Joined: May 2009
||Posted: Oct. 24 2012, 10:47
One thing that hasn't been pointed out is that this has little to do with the 5.1 mix, which is what my original post was about. You're comparing 16/44.1 CD quality audio to 24/96, what this 5.1 flac download does is allow you to experience the amazing 5.1 2009 surround mix without one of the lowest compression schemes around for surround being used; Dolby Digital 448 Kbps. Dolby matrixes everything about @ 15kHz I think it is and frequencies get sharply rolled off just like they do with 756 Kbps dts.
That's two completely different scenarios.
As for whether 24/96 is better than 16/44.1, the mastering will always be of highest importance. SACD, DVD-A, vinyl, CD, Blu-ray Audio, HDCD, give me whichever one has the best mastering with the least dynamic range compression, I can play them all.

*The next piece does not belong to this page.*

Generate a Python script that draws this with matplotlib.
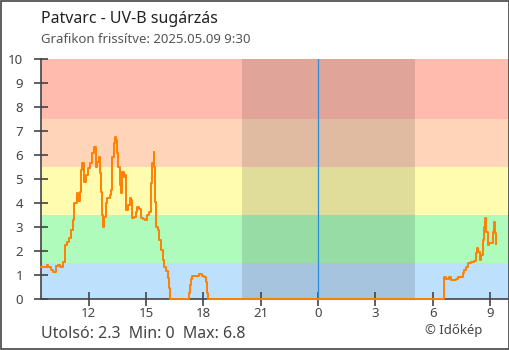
import matplotlib.pyplot as plt
from matplotlib.patches import Rectangle

plt.rcParams['font.family'] = ['Noto Sans', 'DejaVu Sans']

# idő (óra, 24 felett = másnap) és UV-B érték
hours = [9.50, 9.71, 9.80, 9.88, 10.00, 10.14, 10.28, 10.40, 10.52, 10.63,
         10.75, 10.84, 10.98, 11.06, 11.15, 11.24, 11.36, 11.44, 11.53, 11.62,
         11.67, 11.76, 11.84, 11.97, 12.09, 12.19, 12.28, 12.36, 12.45, 12.54,
         12.61, 12.66, 12.71, 12.75, 12.80, 12.89, 12.97, 13.09, 13.16, 13.23,
         13.30, 13.35, 13.41, 13.48, 13.55, 13.61, 13.67, 13.74, 13.82, 13.91,
         13.96, 14.05, 14.14, 14.19, 14.26, 14.36, 14.45, 14.53, 14.62, 14.71,
         14.83, 14.95, 15.06, 15.18, 15.26, 15.32, 15.39, 15.42, 15.49, 15.54,
         15.61, 15.70, 15.78, 15.87, 15.96, 16.05, 16.13, 16.22, 16.27, 17.17,
         17.23, 17.29, 17.35, 17.40, 17.61, 17.78, 17.95, 18.04, 18.13, 18.18,
         18.23, 30.51, 30.59, 30.72, 30.84, 30.98, 31.12, 31.24, 31.32, 31.50,
         31.58, 31.67, 31.76, 31.84, 32.02, 32.19, 32.28, 32.33, 32.40, 32.47,
         32.54, 32.63, 32.71, 32.76, 32.82, 32.89, 32.97, 33.09, 33.16, 33.23,
         33.27, 33.34]
uv = [1.35, 1.35, 1.43, 1.32, 1.21, 1.12, 1.38, 1.43, 1.35, 1.56,
      2.25, 2.39, 2.53, 2.88, 3.29, 3.99, 4.40, 4.10, 4.47, 5.37,
      5.65, 4.89, 5.17, 5.44, 5.65, 6.07, 6.35, 5.51, 5.72, 5.93,
      5.24, 4.47, 3.50, 3.01, 3.42, 3.99, 4.20, 4.33, 4.54, 5.93,
      6.49, 6.76, 6.63, 6.07, 5.51, 4.75, 4.40, 5.31, 5.10, 5.17,
      3.71, 3.92, 4.20, 4.13, 3.36, 3.40, 3.64, 3.82, 3.74, 3.36,
      3.32, 3.29, 3.50, 3.64, 4.82, 5.65, 6.14, 5.51, 4.03, 3.01,
      2.88, 2.46, 2.04, 1.63, 1.35, 1.15, 0.86, 0.44, 0.00, 0.00,
      0.24, 0.58, 0.83, 0.96, 0.96, 1.04, 0.94, 0.90, 0.69, 0.24,
      0.00, 0.00, 0.93, 0.85, 0.90, 0.79, 0.79, 0.85, 0.93, 0.93,
      1.07, 1.21, 1.35, 1.49, 1.54, 1.57, 1.90, 2.11, 1.97, 1.63,
      1.83, 2.46, 3.01, 3.36, 2.80, 2.25, 2.32, 2.32, 2.80, 3.22,
      2.74, 2.30]

band_edges = [0, 1.5, 3.5, 5.5, 7.5, 10]
band_colors = ['#bde0fd', '#aefbbc', '#fffcb0', '#ffd4b8', '#ffbcae']
tick_pos = [12, 15, 18, 21, 24, 27, 30, 33]
tick_labels = ['12', '15', '18', '21', '0', '3', '6', '9']
night = (20.0, 29.1)
midnight = 24

fig = plt.figure(figsize=(5.1, 3.5), dpi=100)
ax = fig.add_axes([0.0804, 0.1457, 0.9176, 0.6857])

x0, x1 = 9.5, 34.0
for lo, hi, c in zip(band_edges[:-1], band_edges[1:], band_colors):
    ax.axhspan(lo, hi, color=c, lw=0, zorder=0)
ax.axvspan(night[0], night[1], color='black', alpha=0.12, lw=0, zorder=1)
ax.axvline(midnight, color='#2b8ed8', lw=0.9, zorder=2)

ax.plot(hours, uv, drawstyle='steps-post', color='#ff8000', lw=1.4,
        zorder=5, clip_on=False)

ax.set_xlim(x0, x1)
ax.set_ylim(0, 10)
ax.set_yticks(range(11))
ax.set_xticks(tick_pos)
ax.set_xticklabels(tick_labels)
for s in ['top', 'right']:
    ax.spines[s].set_visible(False)
for s in ['left', 'bottom']:
    ax.spines[s].set_color('#444444')
    ax.spines[s].set_linewidth(1.2)
ax.tick_params(axis='both', direction='inout', length=10, width=1.2,
               color='#444444', labelcolor='#444444', labelsize=9.5)
ax.tick_params(axis='y', pad=8)
ax.tick_params(axis='x', pad=1)

fig.text(0.080, 0.946, 'Patvarc - UV-B sugárzás', fontsize=11.5,
         color='#222222', va='center')
fig.text(0.080, 0.886, 'Grafikon frissítve: 2025.05.09 9:30', fontsize=9.5,
         color='#555555', va='center')
fig.text(0.080, 0.047, 'Utolsó: 2.3  Min: 0  Max: 6.8', fontsize=11.5,
         color='#444444', va='center')
fig.text(0.945, 0.055, '© Időkép', fontsize=9.5, color='#444444',
         va='center', ha='right')

fig.patches.append(Rectangle((0.001, 0.0015), 0.997, 0.996,
                             transform=fig.transFigure, fill=False,
                             edgecolor='#444444', lw=1.2))

fig.savefig('out.png', dpi=100)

Also I've seen lots of tests that don't specify whether the source was 24/96, did it have information in it that would be removed by converting to 16/44.1 (frequencies that would be cut off for example or not if the original source was 16/44.1 or if it already had filtering), was the 24/96 converted to 16/44.1 and then compared to the same recording recorded at 16/44.1 so you're comparing two 16/44.1 files where one was recorded at 16/44.1 and the other at 24/96, for example. The test cited in the link you've posted doesn't go into detail on exactly which discs were used. There are some SACD's where the DSD stereo track is simply the 16/44.1 source material encoded to SACD, like Norah Jones' "Come Away With Me". The new Analogue Productions SACD release of the same album however was not created from a Redbook CD master but the original analogue tapes. Many SACD in the pop/rock field were PCM sourced, and many DVD-A discs were subject to stupid amounts of drc.

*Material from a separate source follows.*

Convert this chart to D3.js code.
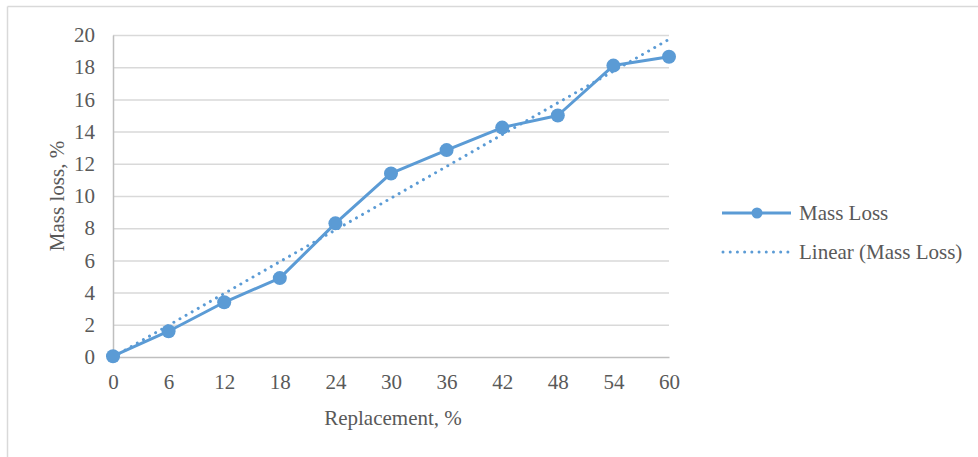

That's not to suggest the results aren't valid, just pointing out one or two of the inconsistencies. In addition if you can't hear below 20Hz then you should not be able to hear the lowest pedal of a pipe organ. However if you have a subwoofer that accurately digs down at less than -3dB to 15Hz (or full range loudspeakers like the Evolution Acoustics MM3), then you can certainly feel it which triggers a physiological effect. Does your brain enjoy music more when you are feeling the additional frequencies and the harmonics even if you can't hear them? Oohashi's studies (the hypersonic effect), which aren't universally agreed upon, demonstrated a similar effect with high frequencies. While subjects couldn't consciously determine between bandwidth limited material (to 20kHz) and material with information up and above 24kHz, they did show different physiological responses within the brain. The responses were not there when ONLY the high frequencies were played, nor via headphones. It's an interesting theory.
I have no problem with CD, I often pick up 24K Gold releases from Analogue Productions not because they're done on gold (because I think material is snake oil, see SHM-CD's, Blu-spec CD's, etc.) but because I know the mastering by Kevin Gray or Steve Hoffman will be terrific. This is noted in the AES study, that when SACD and DVD-Audio sound better it's because they weren't as confined in their jobs by morons at major labels who think loudness is better.
I love multi-channel music, so for me the very obvious reason I prefer SACD and DVD-A and BD-A to CD is because CD cannot do surround sound!
That brings me back to the original topic, I can't play the 5.1 .flac downloads via CD even if they were 16/44.1 because they've got three times as many channels as CD supports.